I later met Hong's beautiful wife, and I saw him hold his 9-month old boy. I thought about this guy-- my age, going to school, starting a family, starting a business, working his butt off until 10 o' clock at night to make an honest but good living for his wife and pride-n-joy. And he did all of it with a smile and a deferential bow.

When I left the next day, I think my bow to Hong was just a little deeper than his bow to me.

Sunday, September 18, 2005

Scurrying in the Rain

Sand crabs are fun to watch. They scurry. I don't often see animals that so clearly "scurry" rather than just walk or amble, but the average sand crab certainly does scurry. They scurry about, to and fro, digging holes and then jumping into them. I like sand crabs. I like watching them scurry.

But I'll tell you what I don't like: bullfrogs. And I'll tell you why: because they don't have any respect. They don't have any respect for the silence of the night, and the fact that it's the time for people to sleep.
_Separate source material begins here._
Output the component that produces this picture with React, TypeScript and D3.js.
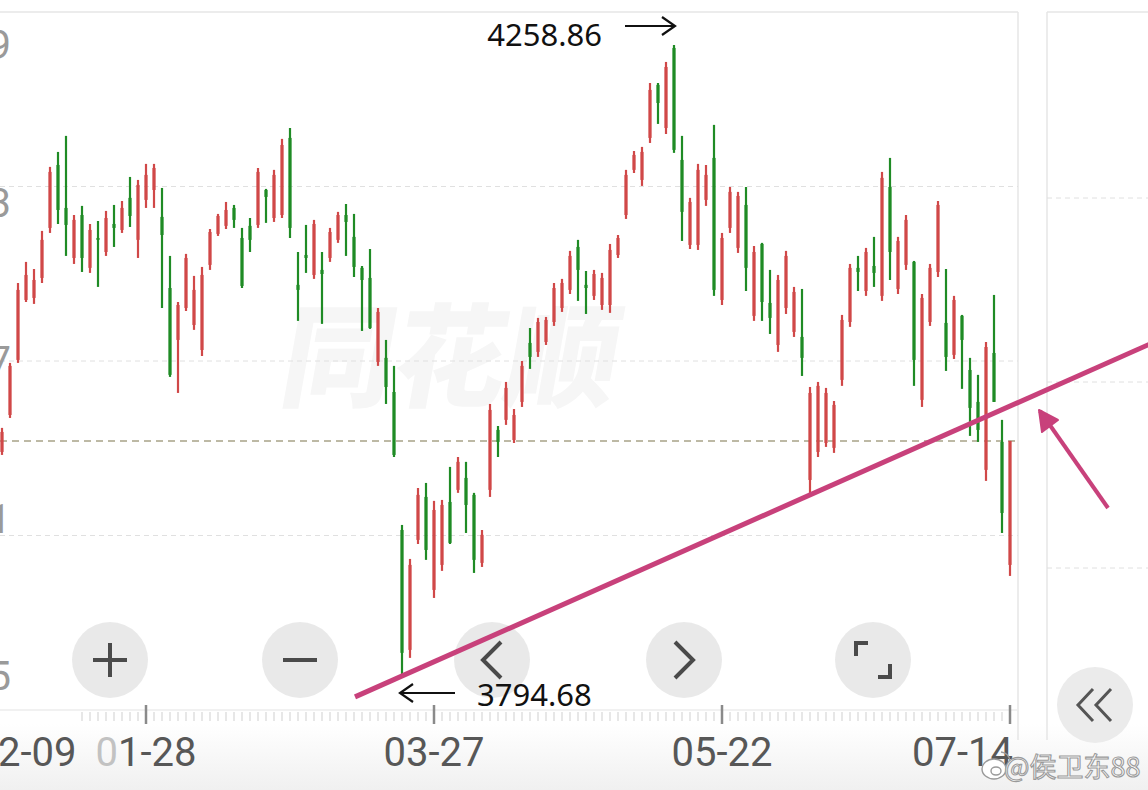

Instead, they make their awful, droning bullfrog sound, over and over and over again. The ones in Ko Lanta sound like Charlie Brown's teacher, if she were made into a zombie, and she only said one word. One word. Over and over again, outside of your bungalow in southern Thailand: "WaaaaaaaaaWa. WaaaaaaaaaWa."

But, anyway.....

Other than that, Ko Lanta is amazing. The only problem now is that it's raining, and has been for the last two days. So, I'm just re-reading a book that I brought (Dave Eggers' You Shall Know our Velocity) and am catching up on my wall-staring.

Ordinarily Uncommon

I'm impatient with entertainment. When a movie starts, and the opening credits are showing, I'm ansy for the start of the story. I can't believe how long it takes between an opening band and the headliner.... "Hurry up and start rocking," I want to scream. "We're waiting for YOU, you know, standing here drinking 7 dollar watered-down Coke and Beams while you sip chamomille tea and tease your hair backstage. Hurry up!"

So, I'm not sure why it is that I can stare blankly at the horizon when the sun is setting, and not move until the last color fades. And I'm confused by the fact that I can watch the waves crashing on the sand for what seems like minutes, and realize that it has been over an hour. I don't know why something that's so seemingly ordinary... something that I've seen before, dozens and dozens, maybe hundreds of times... can still captivate me like a kid watching his first fireworks.

But thinking about the time I've spent staring at those very things on the beach here in Ko Lanta Thailand, I guess I can understand a little. It's not really ordinary at all, no matter how common.